Here’s the definition I prefer to use from Google : “rehearse: engage in a rehearsal”

If this is the case, then it only makes sense that when you are playing for practice that you are trying to rehearse shots you will use in competition.  There seems to be this disconnect between practice round golf and tournament golf.  I think the way practice is carried out can be one of the main reasons.  As a golfer begins to compete in tournaments, there is a study in course management that I think may actually hurt some people.  There seems to be some generally accepted practices that player’s know they ‘should’ do vs. what they actually want to do.  In fact, sometimes they may choose what they ‘should’ do over what they are good at doing.

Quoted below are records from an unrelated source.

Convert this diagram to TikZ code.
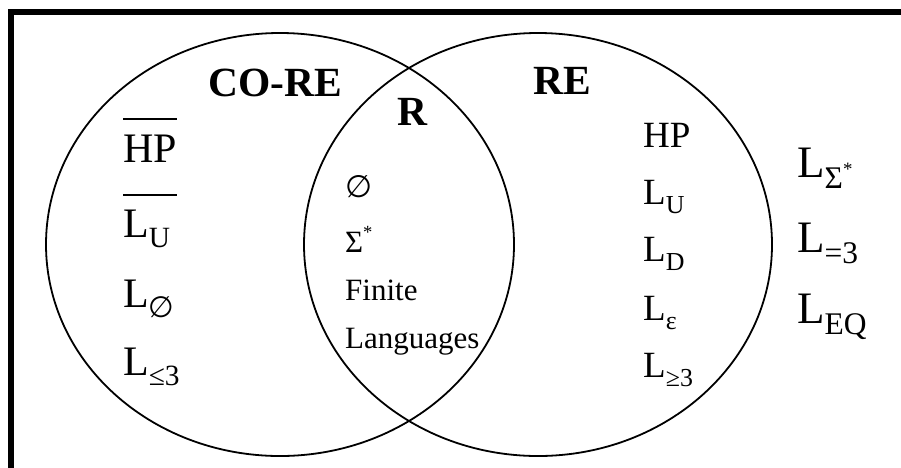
\documentclass[tikz,border=0pt]{standalone}
\usepackage{fontspec}
\usepackage{graphicx}
\usetikzlibrary{shapes.geometric}
\setmainfont{Liberation Serif}
\newfontfamily\symf{DejaVu Sans}
\newcommand{\sbs}[1]{\raisebox{-0.26em}{\scalebox{0.7}{#1}}}
\newcommand{\sps}[1]{\raisebox{0.42em}{\scalebox{0.6}{#1}}}
\newcommand{\empt}{{\symf ∅}}
\newcommand{\ovl}[3]{\vbox{\hrule width #1 height 2pt\kern#2\hbox{#3}}}
\begin{document}
\begin{tikzpicture}[x=1pt,y=-1pt,
  title/.style={anchor=base west,inner sep=0,font=\fontsize{41.5}{48}\selectfont\bfseries},
  big/.style={anchor=base west,inner sep=0,font=\fontsize{42}{50}\selectfont},
  mid/.style={anchor=base west,inner sep=0,font=\fontsize{31}{36}\selectfont},
  rc/.style={anchor=base west,inner sep=0,font=\fontsize{37}{44}\selectfont},
  outs/.style={anchor=base west,inner sep=0,font=\fontsize{45}{54}\selectfont},
  setshape/.style={draw,ellipse,line width=1.8pt,inner sep=0,minimum width=468pt,minimum height=423pt}]
\useasboundingbox (0,0) rectangle (901,467);
\clip (0,0) rectangle (901,467);
\coordinate (fb) at (11,500);
\coordinate (fc) at (11,12);
\coordinate (fr) at (920,12);
\draw[line width=6pt] (fb) -- (fc) -- (fr);
\node[setshape] (core) at (280,244.5) {};
\node[setshape] (re) at (538,244.5) {};
% titles
\node[title] (tcore) at (208,96) {CO-RE};
\node[title] (tr) at (397,125) {R};
\node[title] (tre) at (533,94) {RE};
% left column
\node[big] (l1) at (123,162) {\ovl{54pt}{15pt}{HP}};
\node[big] (l2) at (123,237) {\ovl{54pt}{14pt}{L\sbs{U}}};
\node[big] (l3) at (123,307) {L\sbs{\empt}};
\node[big] (l4) at (123,375) {L\sbs{≤3}};
% middle
\node[mid] (m1) at (345,197) {\empt};
\node[mid] (m2) at (345,252) {Σ\sps{*}};
\node[mid] (m3) at (345,300) {Finite};
\node[mid] (m4) at (345,348) {Languages};
% right column
\node[rc] (r1) at (643,147) {HP};
\node[rc] (r2) at (643,204) {L\sbs{U}};
\node[rc] (r3) at (643,261) {L\sbs{D}};
\node[rc] (r4) at (643,320) {L\sbs{ε}};
\node[rc] (r5) at (643,377) {L\sbs{≥3}};
% outside
\node[outs] (o1) at (797,177) {L\sbs{Σ\sps{*}}};
\node[outs] (o2) at (797,252) {L\sbs{=3}};
\node[outs] (o3) at (797,323) {L\sbs{EQ}};
\end{tikzpicture}
\end{document}
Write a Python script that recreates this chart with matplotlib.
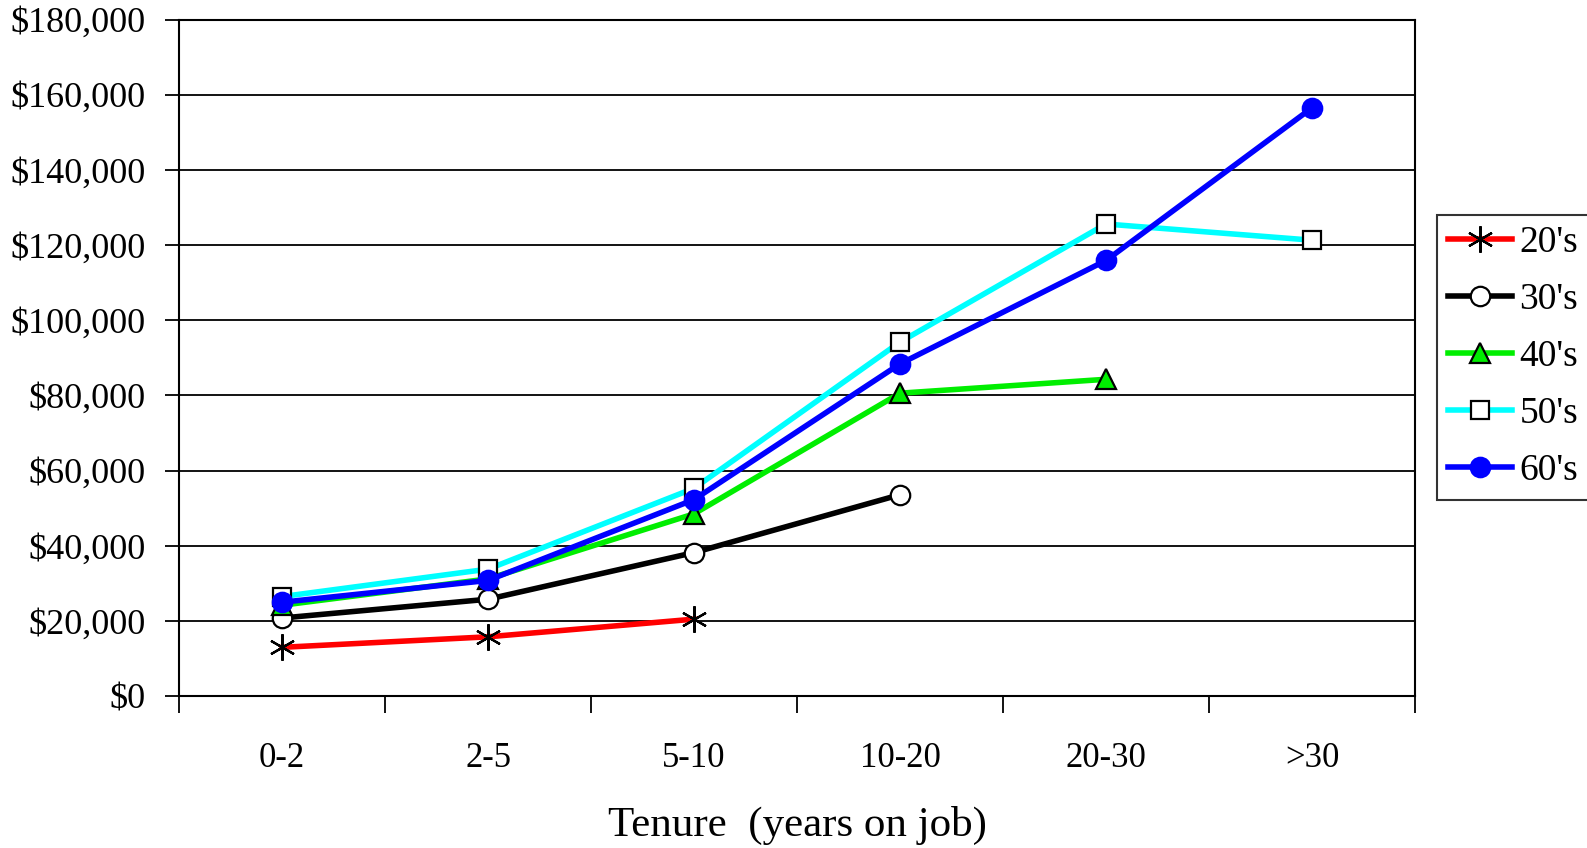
import numpy as np
import matplotlib
matplotlib.use("Agg")
import matplotlib.pyplot as plt
from matplotlib.ticker import FuncFormatter

plt.rcParams['font.family'] = ['Liberation Serif', 'DejaVu Serif']

tenure = ['0-2', '2-5', '5-10', '10-20', '20-30', '>30']
pay_20s = [13000, 15800, 20500]
pay_30s = [20800, 25800, 38200, 53600]
pay_40s = [24200, 31200, 48500, 80600, 84300]
pay_50s = [26500, 33800, 55300, 94200, 125600, 121300]
pay_60s = [25000, 30800, 52300, 88400, 115900, 156500]

series = [
    ("20's", pay_20s, 'red', 'x', 'black'),
    ("30's", pay_30s, 'black', 'o', 'white'),
    ("40's", pay_40s, '#00ee00', '^', '#00ee00'),
    ("50's", pay_50s, 'cyan', 's', 'white'),
    ("60's", pay_60s, 'blue', 'o', 'blue'),
]

fig = plt.figure(figsize=(15.87, 8.48), dpi=100)
ax = fig.add_axes([0.1128, 0.179, 0.7788, 0.798])

x = np.arange(len(tenure))
for name, vals, col, mk, fc in series:
    xs = x[:len(vals)]
    if mk == 'x':
        ax.plot(xs, vals, '-', color=col, lw=4.0, label=name, zorder=3,
                marker=(6, 2, 0), ms=19, mec='black', mew=1.6)
    else:
        ec = 'blue' if col == 'blue' else 'black'
        ax.plot(xs, vals, '-', color=col, lw=4.0, label=name, zorder=3,
                marker=mk, ms=14 if mk != 's' else 13, mfc=fc, mec=ec, mew=1.6)

ax.set_xlim(-0.5, 5.5)
ax.set_ylim(0, 180000)
ax.set_yticks(np.arange(0, 180001, 20000))
ax.yaxis.set_major_formatter(FuncFormatter(lambda v, p: '${:,.0f}'.format(v)))
ax.grid(axis='y', color='black', lw=1.3)
ax.set_axisbelow(True)

# category boundaries carry the tick marks, labels sit in the middle
ax.set_xticks(np.arange(-0.5, 6, 1.0))
ax.set_xticklabels([])
ax.set_xticks(x, minor=True)
ax.set_xticklabels(tenure, minor=True)
ax.tick_params(axis='x', which='major', direction='out', length=12, width=1.3)
ax.tick_params(axis='x', which='minor', length=0, pad=33, labelsize=25)
ax.tick_params(axis='y', direction='out', length=10, width=1.3, labelsize=26, pad=14)

for s in ax.spines.values():
    s.set_linewidth(1.5)
    s.set_color('black')

ax.set_xlabel('Tenure  (years on job)', fontsize=31, labelpad=22)

leg = fig.legend(loc='upper left', bbox_to_anchor=(0.9055, 0.747), fontsize=27,
                 frameon=True, fancybox=False, edgecolor='black', handlelength=1.7,
                 handletextpad=0.2, labelspacing=0.6, borderpad=0.3, borderaxespad=0)
leg.get_frame().set_linewidth(1.5)

fig.savefig('out.png', dpi=100)
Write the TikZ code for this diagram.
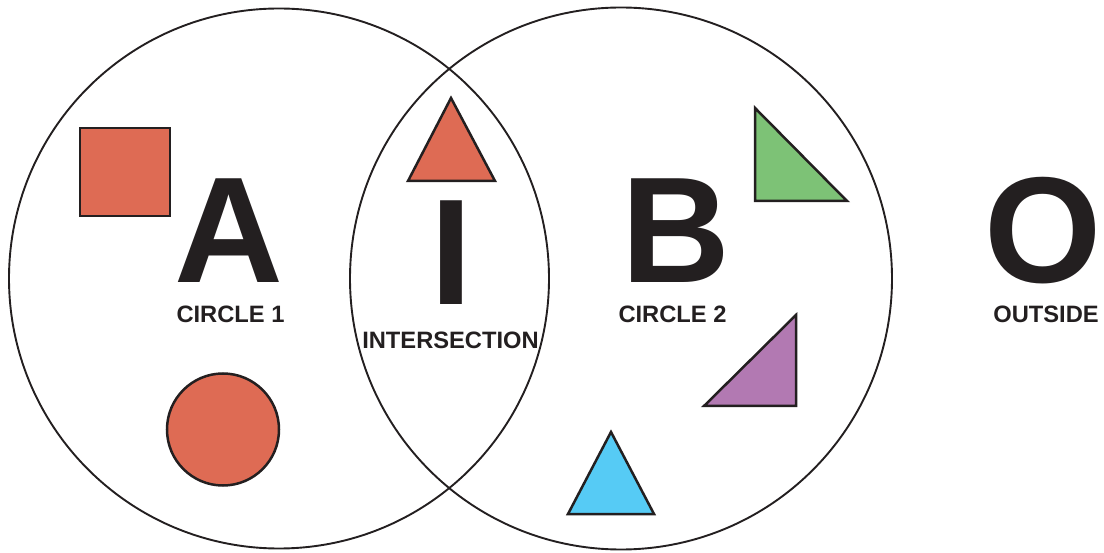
\documentclass[tikz,border=0pt]{standalone}
\usepackage{fontspec}
\setmainfont{Liberation Sans}
\definecolor{ink}{HTML}{231F20}
\definecolor{coral}{HTML}{DE6B54}
\definecolor{leaf}{HTML}{7DC276}
\definecolor{orchid}{HTML}{B279B2}
\definecolor{sky}{HTML}{56CBF5}
\begin{document}
\begin{tikzpicture}[x=1pt,y=-1pt,
  setline/.style={draw=ink, line width=1.9pt},
  shapeline/.style={draw=ink, line width=2.5pt, line join=miter},
  bigletter/.style={anchor=base, inner sep=0, text=ink,
    font=\fontsize{150.8}{150.8}\selectfont\bfseries},
  caption/.style={anchor=base, inner sep=0, text=ink,
    font=\fontsize{23.7}{23.7}\selectfont\bfseries}]
\useasboundingbox (0,0) rectangle (1104,553);

% the two sets
\draw[setline] (279,278.5) circle[radius=270];
\draw[setline] (621,278.5) circle[radius=271];

% members of set 1
\draw[shapeline, fill=coral] (80,128) rectangle (170,216);
\draw[shapeline, fill=coral] (223,429.5) circle[radius=56];

% member of the intersection
\draw[shapeline, fill=coral] (451,98) -- (495,181) -- (408,181) -- cycle;

% members of set 2
\draw[shapeline, fill=leaf] (755,108) -- (847,201) -- (755,201) -- cycle;
\draw[shapeline, fill=orchid] (796,315) -- (796,406) -- (704,406) -- cycle;
\draw[shapeline, fill=sky] (611,432) -- (654,514) -- (568,514) -- cycle;

% region letters
\node[bigletter] (letA) at (229,283) {A};
\node[bigletter] (letI) at (451.5,305) {I};
\node[bigletter] (letB) at (676,283) {B};
\node[bigletter] (letO) at (1043,283) {O};

% region captions
\node[caption] (capA) at (230.5,323) {CIRCLE 1};
\node[caption] (capI) at (450.5,349) {INTERSECTION};
\node[caption] (capB) at (672.5,323) {CIRCLE 2};
\node[caption] (capO) at (1046,323) {OUTSIDE};
\end{tikzpicture}
\end{document}
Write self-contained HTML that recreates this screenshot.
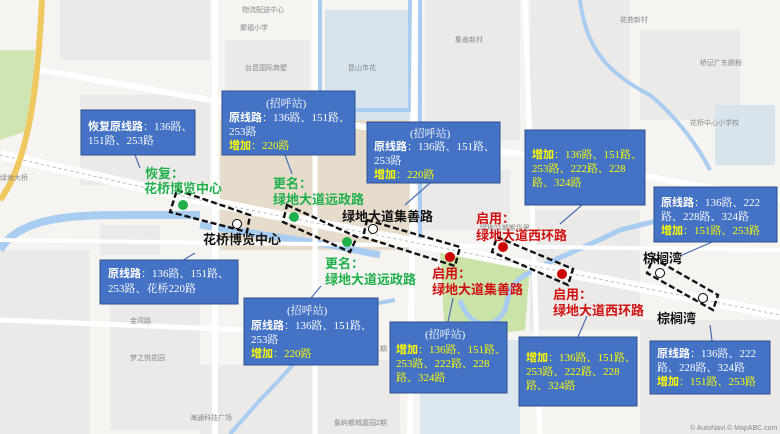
<!DOCTYPE html>
<html><head><meta charset="utf-8"><style>
html,body{margin:0;padding:0;width:780px;height:434px;overflow:hidden;background:#f4f2ee}
svg{display:block}
.b{fill:#4472c4;stroke:#2f528f;stroke-width:1}
.t{font-family:"Liberation Serif","Noto Serif CJK SC","Noto Sans CJK SC",serif;font-size:11px;fill:#fff}
.k{font-family:"Liberation Sans","Noto Sans CJK SC",sans-serif;font-weight:bold}
.y{fill:#ffff00}
.g{font-family:"Liberation Sans","Noto Sans CJK SC",sans-serif;font-weight:bold;font-size:13px;fill:#1fb04c}
.r{font-family:"Liberation Sans","Noto Sans CJK SC",sans-serif;font-weight:bold;font-size:13px;fill:#d01010}
.n{font-family:"Liberation Sans","Noto Sans CJK SC",sans-serif;font-weight:bold;font-size:13px;fill:#111}
.m{font-family:"Liberation Sans","Noto Sans CJK SC",sans-serif;font-size:7px;fill:#888}
.d{fill:none;stroke:#111;stroke-width:2.4;stroke-dasharray:6 3}
.l{stroke:#4a6fb5;stroke-width:1.2}
</style></head><body>
<svg width="780" height="434" viewBox="0 0 780 434">
<rect width="780" height="434" fill="#f6f4f0"/>
<g fill="#ebeae8">
<rect x="60" y="0" width="150" height="60"/><rect x="225" y="40" width="85" height="60"/>
<rect x="425" y="0" width="95" height="140"/><rect x="530" y="0" width="100" height="130"/>
<rect x="640" y="30" width="100" height="90"/><rect x="80" y="95" width="130" height="90"/>
<rect x="0" y="250" width="90" height="184"/><rect x="110" y="300" width="90" height="130"/>
<rect x="250" y="360" width="150" height="74"/><rect x="530" y="210" width="110" height="120"/>
<rect x="640" y="320" width="140" height="114"/><rect x="420" y="170" width="90" height="60"/>
<rect x="100" y="225" width="60" height="30"/><rect x="200" y="365" width="50" height="69"/>
</g>
<rect x="325" y="10" width="85" height="110" fill="#d7e4ee"/>
<rect x="715" y="105" width="60" height="60" fill="#d7e4ee"/>
<rect x="220" y="120" width="190" height="130" fill="#e7dccb"/>
<polygon points="0,50 35,50 30,130 0,140" fill="#cfe6b2"/>
<polygon points="440,250 530,265 525,330 445,340" fill="#c9e3a8"/>
<rect x="420" y="340" width="100" height="94" fill="#dbe8f0"/>
<path d="M0,250 C20,215 80,215 130,215 L200,215" stroke="#a9cdf0" stroke-width="8" fill="none"/>
<path d="M200,225 L330,245 L380,255" stroke="#a9cdf0" stroke-width="7" fill="none"/>
<path d="M320,0 L320,110 L410,110 L410,0" stroke="#a9cdf0" stroke-width="4" fill="none"/>
<path d="M420,0 L420,240" stroke="#a9cdf0" stroke-width="4" fill="none"/>
<path d="M395,300 L340,310 C320,330 300,360 260,400 L230,434" stroke="#a9cdf0" stroke-width="4" fill="none"/>
<path d="M580,0 C585,40 600,70 650,95 C680,120 700,150 710,170" stroke="#a9cdf0" stroke-width="4" fill="none"/>
<path d="M460,300 C470,330 495,330 505,310 L510,290 C520,270 560,260 620,230 L660,220" stroke="#a9cdf0" stroke-width="5" fill="none"/>
<g stroke="#fff" fill="none">
<path d="M0,155 L200,200 L780,315" stroke-width="10"/>
<path d="M40,70 L780,200" stroke-width="6"/>
<path d="M215,0 L215,434" stroke-width="6"/>
<path d="M315,0 L315,434" stroke-width="5"/>
<path d="M415,0 L410,434" stroke-width="6"/>
<path d="M525,0 L540,434" stroke-width="5"/>
<path d="M0,240 L780,250" stroke-width="4"/>
<path d="M0,320 L250,330" stroke-width="5"/>
</g>
<path d="M0,155 L200,200 L780,315" stroke="#bbb" stroke-width="1" stroke-dasharray="3 3" fill="none"/>
<path d="M42,0 C38,80 30,160 0,200" stroke="#f0c860" stroke-width="6" fill="none"/>
<text class="m" x="242" y="12">物流配送中心</text><text class="m" x="240" y="30">聚福小学</text>
<text class="m" x="245" y="70">台昆国际商墅</text><text class="m" x="348" y="70">昆山市花</text>
<text class="m" x="455" y="42">集善新村</text><text class="m" x="620" y="22">花苑新村</text>
<text class="m" x="700" y="65">桥记广东肠粉</text><text class="m" x="690" y="125">花桥中心小学校</text>
<text class="m" x="0" y="180">绿地大桥</text><text class="m" x="550" y="158">花家浜新村</text>
<text class="m" x="480" y="230">绿地21城紫华里</text><text class="m" x="130" y="323">金湾路</text>
<text class="m" x="130" y="360">梦之悦花园</text><text class="m" x="190" y="420">海通科技广场</text>
<text class="m" x="334" y="351">象屿都城嘉园1期</text><text class="m" x="334" y="425">象屿都城嘉园2期</text>
<text class="m" x="690" y="430">© AutoNavi © MapABC.com</text>
<g class="l">
<line x1="135" y1="155" x2="140" y2="168"/><line x1="285" y1="155" x2="292" y2="174"/>
<line x1="430" y1="183" x2="405" y2="205"/><line x1="582" y1="205" x2="560" y2="224"/>
<line x1="712" y1="242" x2="680" y2="256"/><line x1="180" y1="262" x2="195" y2="253"/>
<line x1="311" y1="298" x2="321" y2="286"/><line x1="448" y1="322" x2="453" y2="298"/>
<line x1="578" y1="337" x2="587" y2="316"/><line x1="712" y1="341" x2="710" y2="325"/>
</g>
<polygon class="d" points="177,190 250,215 247,232 170,212"/>
<polygon class="d" points="287,205 357,237 350,252 283,222"/>
<polygon class="d" points="367,220 460,247 455,266 363,237"/>
<polygon class="d" points="497,237 573,269 568,285 492,252"/>
<polygon class="d" points="653,258 718,295 713,310 647,273"/>
<g fill="#1fb04c"><circle cx="183" cy="205" r="5"/><circle cx="294" cy="217" r="5"/><circle cx="347" cy="242" r="5"/></g>
<g fill="#cc0000"><circle cx="450" cy="257" r="5"/><circle cx="503" cy="247" r="5"/><circle cx="562" cy="274" r="5"/></g>
<g fill="#fff" stroke="#000"><circle cx="237" cy="224" r="4.5"/><circle cx="373" cy="229" r="4.5"/><circle cx="660" cy="273" r="4.5"/><circle cx="703" cy="298" r="4.5"/></g>
<text class="g" x="145" y="178">恢复：</text><text class="g" x="144" y="193">花桥博览中心</text>
<text class="n" x="203" y="244">花桥博览中心</text>
<text class="g" x="273" y="188">更名：</text><text class="g" x="273" y="204">绿地大道远政路</text>
<text class="n" x="342" y="221">绿地大道集善路</text>
<text class="g" x="325" y="268">更名：</text><text class="g" x="325" y="284">绿地大道远政路</text>
<text class="r" x="432" y="278">启用：</text><text class="r" x="432" y="294">绿地大道集善路</text>
<text class="r" x="476" y="223">启用：</text><text class="r" x="476" y="240">绿地大道西环路</text>
<text class="r" x="553" y="299">启用：</text><text class="r" x="553" y="315">绿地大道西环路</text>
<text class="n" x="643" y="263">棕榈湾</text><text class="n" x="657" y="323">棕榈湾</text>
<rect class="b" x="81" y="110" width="114" height="45"/>
<text class="t" x="88" y="130"><tspan class="k">恢复原线路</tspan>：136路、</text>
<text class="t" x="88" y="144">151路、253路</text>
<rect class="b" x="222" y="91" width="133" height="64"/>
<text class="t" x="266" y="107">(招呼站)</text>
<text class="t" x="229" y="121"><tspan class="k">原线路</tspan>：136路、151路、</text>
<text class="t" x="229" y="135">253路</text>
<text class="t y" x="229" y="149"><tspan class="k">增加</tspan>：220路</text>
<rect class="b" x="367" y="122" width="133" height="61"/>
<text class="t" x="410" y="137">(招呼站)</text>
<text class="t" x="374" y="150"><tspan class="k">原线路</tspan>：136路、151路、</text>
<text class="t" x="374" y="164">253路</text>
<text class="t y" x="374" y="178"><tspan class="k">增加</tspan>：220路</text>
<rect class="b" x="525" y="130" width="120" height="75"/>
<text class="t y" x="532" y="158"><tspan class="k">增加</tspan>：136路、151路、</text>
<text class="t y" x="532" y="172">253路、222路、228</text>
<text class="t y" x="532" y="186">路、324路</text>
<rect class="b" x="654" y="187" width="123" height="55"/>
<text class="t" x="661" y="206"><tspan class="k">原线路</tspan>：136路、222</text>
<text class="t" x="661" y="220">路、228路、324路</text>
<text class="t y" x="661" y="234"><tspan class="k">增加</tspan>：151路、253路</text>
<rect class="b" x="100" y="260" width="138" height="44"/>
<text class="t" x="108" y="277"><tspan class="k">原线路</tspan>：136路、151路、</text>
<text class="t" x="108" y="292">253路、花桥220路</text>
<rect class="b" x="244" y="298" width="134" height="67"/>
<text class="t" x="287" y="314">(招呼站)</text>
<text class="t" x="251" y="329"><tspan class="k">原线路</tspan>：136路、151路、</text>
<text class="t" x="251" y="343">253路</text>
<text class="t y" x="251" y="357"><tspan class="k">增加</tspan>：220路</text>
<rect class="b" x="390" y="322" width="117" height="71"/>
<text class="t" x="425" y="338">(招呼站)</text>
<text class="t y" x="396" y="353"><tspan class="k">增加</tspan>：136路、151路、</text>
<text class="t y" x="396" y="367">253路、222路、228</text>
<text class="t y" x="396" y="381">路、324路</text>
<rect class="b" x="519" y="337" width="118" height="69"/>
<text class="t y" x="526" y="361"><tspan class="k">增加</tspan>：136路、151路、</text>
<text class="t y" x="526" y="375">253路、222路、228</text>
<text class="t y" x="526" y="389">路、324路</text>
<rect class="b" x="650" y="341" width="120" height="53"/>
<text class="t" x="657" y="357"><tspan class="k">原线路</tspan>：136路、222</text>
<text class="t" x="657" y="371">路、228路、324路</text>
<text class="t y" x="657" y="385"><tspan class="k">增加</tspan>：151路、253路</text>
</svg>
</body></html>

As a college coach, I see this to often from many competitors.  Examples can be chipping or putting from the fringe, going for it on par fives and working the ball.  First off, I think it is important to distinguish the difference between trying to figure out the best play and practice.  Trying to figure out the best play is not practice as I have defined it above.  Remember, I am defining practice as a rehersal.  I see many players from 235 out on a par five go for it without even thinking during a practice round and lay up from the same place in the tournament.

All the practice (rehersal) they have done has been meaningless because when the time comes to hit the shot they’ve been rehersing, a different shot is selected.  It’s as if they are trying to learn two separate games; a practice game and a tournament game.  If these two are not the same than no amount of practice will aid the tournament golf.  Like Andy said, there is only one game.  You choose in advance what that game is and you practice it and apply what you practiced to a tournament round.  I also agree with Andy that the main difference between practice golf and tournament golf is the value we assign to each.  Aside from the value judgment we make about them, there is no difference.  Same tools, same grass, same holes and same everything else.

Learn to practice and compete with the same game.  It will be more comfortable, familiar and relaxing.  These things will allow for more trust and lower scores when you want them the most.